AS FOR THE MEN what’s left to say about ABT’s amazing contingent of stars? There’s Marcelo Gomes—romantic, generous, commanding. There’s David Hallberg, he of the gorgeous line and astonishing jump. Herman Cornejo, Ethan Stiefel (out for too much of the season), Angel Corella, Jose Manuel Carreño—it’s a monopoly. And Cory Stearns, a new soloist, is coming up fast. Then there’s the unique Daniil Simkin, to me more of a specialty act than a normal dancer for a normal repertory. He whirls, he twirls, but, for instance, as the little goat in the finale of Sylvia, in his super-snug, form-fitting blue costume (with blue face and blue wig), he looked neither goatish nor human—not so much gender confusion as species confusion. In the same role, Carlos Lopez was appropriately goatish and ruttish.

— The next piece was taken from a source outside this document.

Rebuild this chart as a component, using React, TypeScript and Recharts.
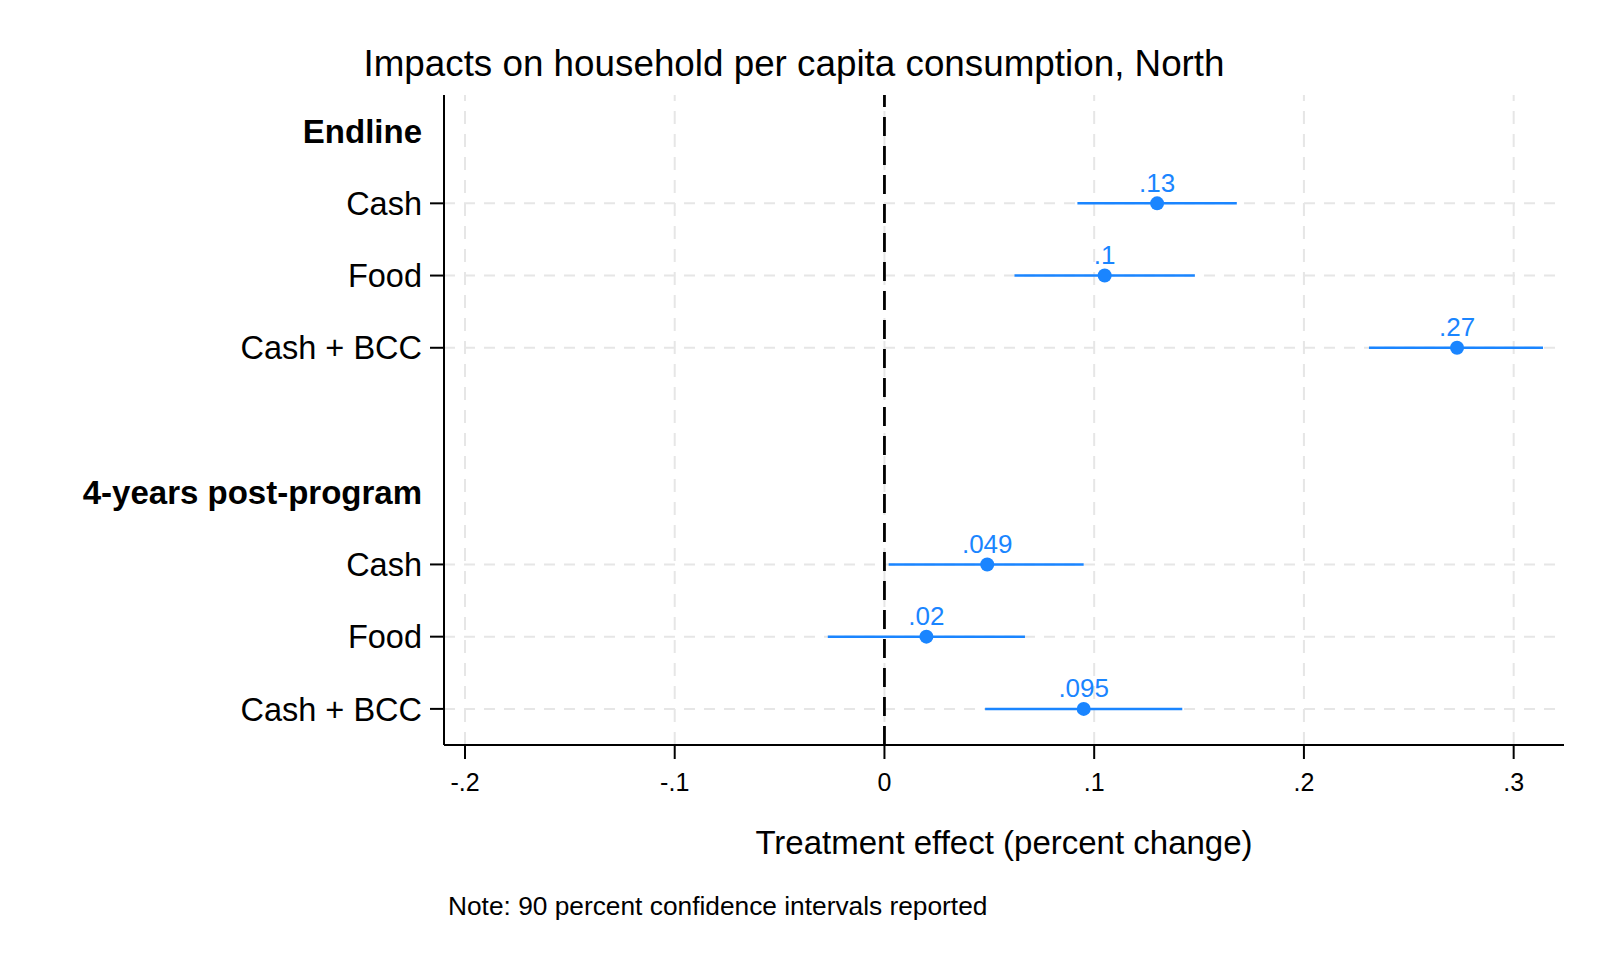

Also impressive in Sylvia was Gennadi Saveliev as the wicked hunter Orion; he has the bulk, the strength, the brutishness. (Casting the more refined Jared Matthews both as Orion and Hilarion in Giselle was a less fortunate idea.) The important thing is that ABT is carefully bringing along its younger dancers, so that we’re beginning to enjoy the pleasures with which City Ballet has provided us for more than 50 years: tracking careers from the very start. Yes, the company imports an Osipova at the very top, but it’s also raising and grooming its own. Among the talented young who made themselves felt this season were Alexandre Hammoudi, Arron Scott, Blaine Hoven and two highly talented (and highly dissimilar) girls: the lyrical, enchanting Hee Seo and the provocative and fascinating Simone Messmer. Not only was Messmer the only one in the cast of Taylor’s Airs who really looked at home, but also—in a New York debut—she was a remarkably strong, self-assured and authoritative Queen of the Wilis. Now there’s a one-two punch.